June Drummond | |
Birth Date: | 15 November 1923 |
Birth Place: | Durban, South Africa |
Death Place: | Durban |
Occupation: | Mystery writer |
Nationality: | South African |
Education: | |
Notablework: | --> |
Parents: | John and Florence (Green) Drummond |
June Drummond (15 November 1923[1] – 3 June 2011[2]) was a South African writer of mysteries. Thirty of her crime novels, often set in Durban, South Africa, or London, England, were published between 1959 and 2011.[2]
Born in Durban, South Africa, Drummond attended Durban Girls' College, a boarding school where she was dux (the leading student).[2] After graduating from the University of Cape Town (B.A. 1944), Drummond wrote for Woman's Weekly and for the Natal Mercury from 1946 through 1948. From 1948 through 1950, she worked as a secretary in London, England, and from then until 1953 as a secretary with the Durban Civic Orchestra in South Africa. Returning to London, she served as assistant secretary of the Church Adoption Society from 1954 through 1960, the year she became a full-time writer. In addition to writing, she served as chair of the Durban adoption committee of the Indian Child Welfare Society from 1963 through 1974.[1] She died in Durban in 2011.[2]
Drummond "is a skillful writer who handles prose well", says Carol Simpson Stern in St. James Guide to Crime and Mystery. Her novels, set in London, Durban, or imaginary places, range from Junta, a political novel about apartheid, to a series of novels such as The People in Glass House that seem descended from Gothic horror stories.
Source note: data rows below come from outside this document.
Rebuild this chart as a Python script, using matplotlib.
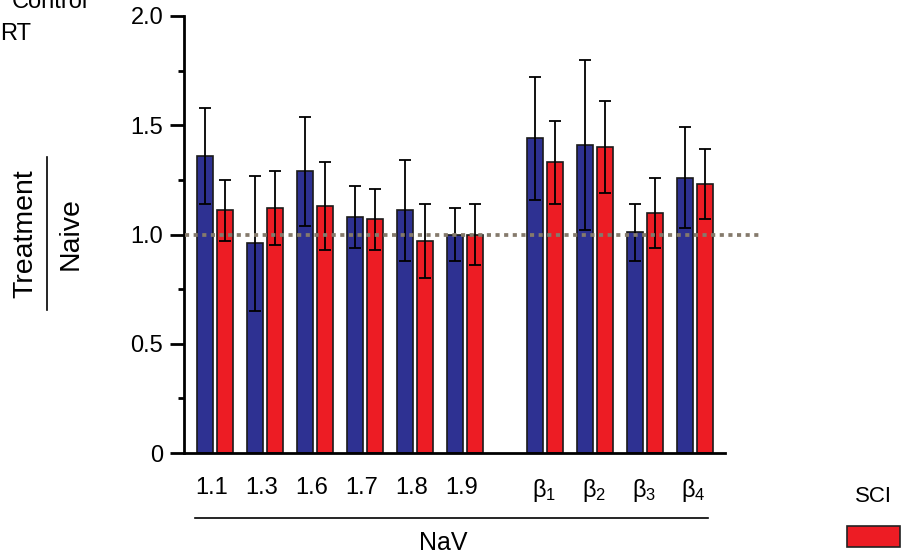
import numpy as np
import matplotlib.pyplot as plt
from matplotlib.ticker import MultipleLocator, FixedLocator

plt.rcParams['font.family'] = ['Liberation Sans', 'DejaVu Sans']

# данные
labels = ['1.1', '1.3', '1.6', '1.7', '1.8', '1.9',
          r'$\mathregular{\beta_1}$', r'$\mathregular{\beta_2}$',
          r'$\mathregular{\beta_3}$', r'$\mathregular{\beta_4}$']
control = [1.36, 0.96, 1.29, 1.08, 1.11, 1.00, 1.44, 1.41, 1.01, 1.26]
control_err = [0.22, 0.31, 0.25, 0.14, 0.23, 0.12, 0.28, 0.39, 0.13, 0.23]
sci = [1.11, 1.12, 1.13, 1.07, 0.97, 1.00, 1.33, 1.40, 1.10, 1.23]
sci_err = [0.14, 0.17, 0.20, 0.14, 0.17, 0.14, 0.19, 0.21, 0.16, 0.16]

blue = '#2E3192'
red = '#ED1C24'

# позиции групп: шесть NaV, затем разрыв и четыре бета-субъединицы
x = np.array([0, 1, 2, 3, 4, 5, 6.6, 7.6, 8.6, 9.6])
w = 0.32
off = 0.2

fig = plt.figure(figsize=(9.11, 5.57), dpi=100)
ax = fig.add_axes([184 / 911, 104 / 557, 541 / 911, 437 / 557])

bar_kw = dict(width=w, edgecolor='#1a1a1a', linewidth=1.2, zorder=2)
err_kw = dict(ecolor='black', elinewidth=1.3, capsize=4.5, capthick=1.3)
ax.bar(x - off, control, color=blue, yerr=control_err, error_kw=err_kw, **bar_kw)
ax.bar(x + off, sci, color=red, yerr=sci_err, error_kw=err_kw, **bar_kw)

# пунктирная линия на уровне 1.0
ax.plot([-0.6, 10.9], [1.0, 1.0], color='#857a6c', lw=2.7,
        dashes=(1.1, 1.2), clip_on=False, zorder=3)

ax.set_xlim(-0.614, 10.206)
ax.set_ylim(0, 2.0)

for s in ['top', 'right']:
    ax.spines[s].set_visible(False)
ax.spines['left'].set_linewidth(2)
ax.spines['bottom'].set_linewidth(2)

ax.yaxis.set_major_locator(FixedLocator([0, 0.5, 1.0, 1.5, 2.0]))
ax.set_yticklabels(['0', '0.5', '1.0', '1.5', '2.0'])
ax.yaxis.set_minor_locator(MultipleLocator(0.25))
ax.tick_params(axis='y', which='major', direction='out', length=10, width=2,
               labelsize=17, pad=5)
ax.tick_params(axis='y', which='minor', direction='out', length=4.5, width=2)

shift = np.array([0.06] * 6 + [0.02] * 4)
ax.set_xticks(x - shift)
ax.set_xticklabels(labels)
ax.tick_params(axis='x', length=0, labelsize=17, pad=17)

# подпись оси x с линией
fig.add_artist(plt.Line2D([195 / 911, 708 / 911], [1 - 518 / 557, 1 - 518 / 557],
                          color='black', lw=1.2))
fig.text(443 / 911, 1 - 543 / 557, 'NaV', ha='center', va='center', fontsize=18)

# подпись оси y в виде дроби
fig.text(25 / 911, 1 - 234 / 557, 'Treatment', rotation=90, ha='center',
         va='center', fontsize=20.5)
fig.text(71 / 911, 1 - 234 / 557, 'Naive', rotation=90, ha='center',
         va='center', fontsize=20.5)
fig.add_artist(plt.Line2D([47 / 911, 47 / 911], [1 - 157 / 557, 1 - 310 / 557],
                          color='black', lw=1.2))

# остатки легенды
fig.text(88 / 911, 1 - 8 / 557, 'Control', ha='right', va='baseline', fontsize=17)
fig.text(0, 1 - 40 / 557, 'RT', ha='left', va='baseline', fontsize=17)
fig.text(873 / 911, 1 - 497 / 557, 'SCI', ha='center', va='center', fontsize=16)
fig.add_artist(plt.Rectangle((847 / 911, 1 - 547 / 557), 53 / 911, 21 / 557,
                             facecolor=red, edgecolor='#222222', lw=1.2))

plt.savefig('out.png', dpi=100)
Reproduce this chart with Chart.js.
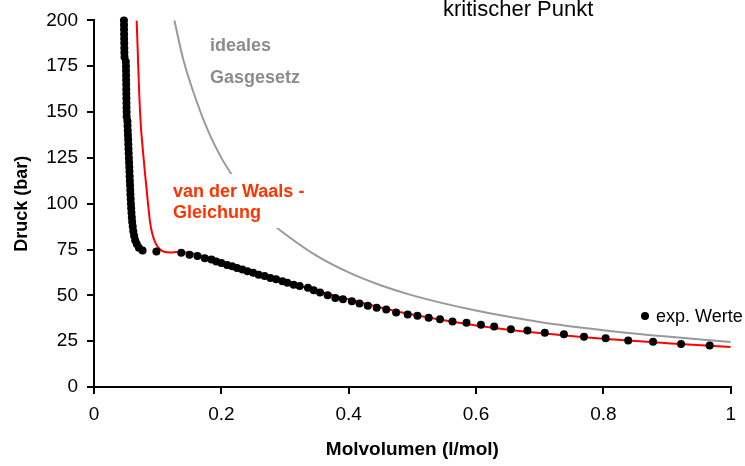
<!DOCTYPE html>
<html>
<head>
<meta charset="utf-8">
<script src="https://cdn.jsdelivr.net/npm/chart.js@4.4.1/dist/chart.umd.min.js"></script>
<style>
  body { margin: 0; background: #fff; }
  #wrap { width: 745px; height: 466px; }
</style>
</head>
<body>
<div id="wrap"><canvas id="chart1" width="745" height="466"></canvas></div>
<script>
// experimental values (CO2 isotherm), volume in l/mol, pressure in bar
var expX = [0.0470, 0.0471, 0.0472, 0.0473, 0.0474, 0.0475, 0.0476, 0.0477, 0.0479,
  0.0500, 0.0502, 0.0503, 0.0504, 0.0505, 0.0506, 0.0507, 0.0508, 0.0509, 0.0510, 0.0511, 0.0512, 0.0513,
  0.0525, 0.0527, 0.0530, 0.0533, 0.0536, 0.0539, 0.0542, 0.0545, 0.0548, 0.0551, 0.0554, 0.0557, 0.0560,
  0.0563, 0.0566, 0.0569, 0.0572, 0.0576, 0.0580, 0.0584, 0.0589, 0.0594, 0.0600, 0.0608, 0.0617, 0.0630,
  0.0647, 0.0672, 0.0705, 0.0763,
  0.098, 0.137, 0.150, 0.1625, 0.174, 0.1845, 0.192, 0.200, 0.209, 0.217, 0.2246, 0.233, 0.241, 0.250,
  0.2586, 0.268, 0.277, 0.286, 0.296, 0.3036, 0.3135, 0.323, 0.336, 0.345, 0.355, 0.367, 0.379, 0.391,
  0.405, 0.417, 0.430, 0.444, 0.459, 0.4745, 0.4927, 0.508, 0.5256, 0.5434, 0.563, 0.585, 0.6077, 0.6285,
  0.6547, 0.6807, 0.708, 0.738, 0.7696, 0.8036, 0.839, 0.878, 0.922, 0.967];
var expY = [200, 197.5, 195, 192.5, 190, 187.5, 185, 182.5, 180,
  177.5, 175, 172.5, 170, 167.5, 165, 162.5, 160, 157.5, 155, 152.5, 150, 147.5,
  145, 142.5, 140, 137.5, 135, 132.5, 130, 127.5, 125, 122.5, 120, 117.5, 115,
  112.5, 110, 107.5, 105, 102.5, 100, 97.5, 95, 92.5, 90, 87.5, 85, 82.5,
  80, 78, 76, 74.4,
  73.9, 73.2, 72.1, 71.4, 70.3, 69.5, 68.5, 67.7, 66.6, 65.9, 64.9, 64.1, 63.1, 62.3,
  61.2, 60.5, 59.5, 58.8, 57.7, 56.9, 55.8, 55.1, 54.1, 52.8, 51.5, 50.1, 48.6, 47.9,
  46.8, 45.6, 44.3, 43.2, 42.3, 40.7, 39.6, 38.9, 37.8, 36.9, 35.7, 35.0, 33.9, 33.0,
  31.5, 30.8, 29.6, 28.8, 27.4, 26.6, 25.4, 24.7, 23.4, 22.7];

// van der Waals curve
var vdwX = [0.067, 0.069, 0.071, 0.0735, 0.0765, 0.080, 0.084, 0.088, 0.092, 0.096, 0.100, 0.104, 0.11,
  0.12, 0.13, 0.15, 0.175, 0.2, 0.25, 0.3, 0.35, 0.4, 0.45, 0.5, 0.6, 0.7, 0.8, 0.9, 1.0];
var vdwY = [200, 180, 160, 143, 130, 117, 103, 90, 83, 79, 76.5, 75, 73.8,
  73.4, 73.6, 73.2, 71.0, 68.3, 62.8, 57.6, 52.5, 47.9, 43.4, 39.5, 33.6, 29.4, 26.3, 23.9, 21.8];

// ideal gas curve
var idealX = [0.125, 0.14, 0.16, 0.18, 0.2, 0.22, 0.25, 0.28, 0.3, 0.35, 0.4, 0.45, 0.5, 0.6, 0.7, 0.8, 0.9, 1.0];
var idealY = [202, 179, 157, 139, 125, 114, 100, 89, 83.5, 71.5, 62.5, 55.5, 50, 41.7, 35.5, 31, 27.5, 24.6];

function pts(xs, ys) {
  return xs.map(function (x, i) { return {x: x, y: ys[i]}; });
}

var FONT = "'Liberation Sans', Arial, sans-serif";

// free text labels drawn on the plot
var notes = {
  id: 'notes',
  afterDatasetsDraw: function (chart) {
    var ctx = chart.ctx;
    ctx.save();
    // white box behind the vdW label (hides the grey line)
    ctx.fillStyle = '#fff';
    ctx.fillRect(168, 174, 142, 54);

    ctx.textBaseline = 'alphabetic';
    ctx.textAlign = 'left';
    ctx.font = 'bold 18px ' + FONT;
    ctx.fillStyle = '#8c8c8c';
    ctx.fillText('ideales', 210, 51);
    ctx.fillText('Gasgesetz', 210, 83);

    ctx.fillStyle = '#ff3300';
    ctx.fillText('van der Waals -', 173, 197);
    ctx.fillText('Gleichung', 173, 218);

    ctx.fillStyle = '#000';
    ctx.font = '22px ' + FONT;
    ctx.fillText('kritischer Punkt', 443, 16);

    // legend entry
    ctx.beginPath();
    ctx.arc(645, 316, 4, 0, Math.PI * 2);
    ctx.fill();
    ctx.font = '18px ' + FONT;
    ctx.fillText('exp. Werte', 656, 322);
    ctx.restore();
  }
};

var c1 = document.getElementById('chart1').getContext('2d');
var chart = new Chart(c1, {
  type: 'scatter',
  data: {
    datasets: [{
      label: 'exp. Werte',
      data: pts(expX, expY),
      backgroundColor: '#000',
      borderColor: '#000',
      pointRadius: 4,
      pointBorderWidth: 0,
      showLine: false,
      clip: false
    }, {
      label: 'van der Waals - Gleichung',
      data: pts(vdwX, vdwY),
      showLine: true,
      borderColor: '#ff0000',
      borderWidth: 2,
      pointRadius: 0,
      cubicInterpolationMode: 'monotone'
    }, {
      label: 'ideales Gasgesetz',
      data: pts(idealX, idealY),
      showLine: true,
      borderColor: '#999999',
      borderWidth: 2,
      pointRadius: 0,
      cubicInterpolationMode: 'monotone'
    }]
  },
  options: {
    responsive: false,
    animation: false,
    layout: { padding: { left: 0, top: 14, right: 12, bottom: 0 } },
    plugins: {
      legend: { display: false },
      tooltip: { enabled: false }
    },
    scales: {
      x: {
        type: 'linear',
        min: 0,
        max: 1,
        afterFit: function (s) { s.height = 79; },
        ticks: {
          stepSize: 0.2, color: '#000', font: { family: FONT, size: 19 }, padding: 9, maxRotation: 0,
          callback: function (v) { return String(Math.round(v * 10) / 10); }
        },
        grid: { drawOnChartArea: false, drawTicks: true, tickLength: 7, color: '#000', lineWidth: 2 },
        border: { display: true, color: '#000', width: 2 },
        title: { display: true, text: 'Molvolumen (l/mol)', color: '#000',
          font: { family: FONT, size: 19, weight: 'bold' }, padding: { top: 0, bottom: 5 } }
      },
      y: {
        type: 'linear',
        min: 0,
        max: 200,
        afterFit: function (s) { s.width = 94; },
        ticks: { stepSize: 25, color: '#000', font: { family: FONT, size: 19 }, padding: 9 },
        grid: { drawOnChartArea: false, drawTicks: true, tickLength: 7, color: '#000', lineWidth: 2 },
        border: { display: true, color: '#000', width: 2 },
        title: { display: true, text: 'Druck (bar)', color: '#000',
          font: { family: FONT, size: 18, weight: 'bold' }, padding: { top: 11, bottom: 0 } }
      }
    }
  },
  plugins: [notes]
});
</script>
</body>
</html>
They may involve "...half-mad women, mistaken identities, bitter rivalries among kin, men of raffish ways, and women moon-goddesses who destroy those near them...". Less pleasing to Stern in some of Drummond's work are what she regards as thinly developed characters, stock situations, and a tendency to moralize.[3]
Publishers Weekly says The Imposter, a Drummond novel set in 19th-century London, "has the razzle-dazzle plotting of a good mystery and the taut pacing of a good thriller". The reviewer likes Drummond's "crisp dialogue" and her eye for accurate historic detail and credits her with producing a "top-drawer romance, wholly engaging and perfectly entertaining."[4]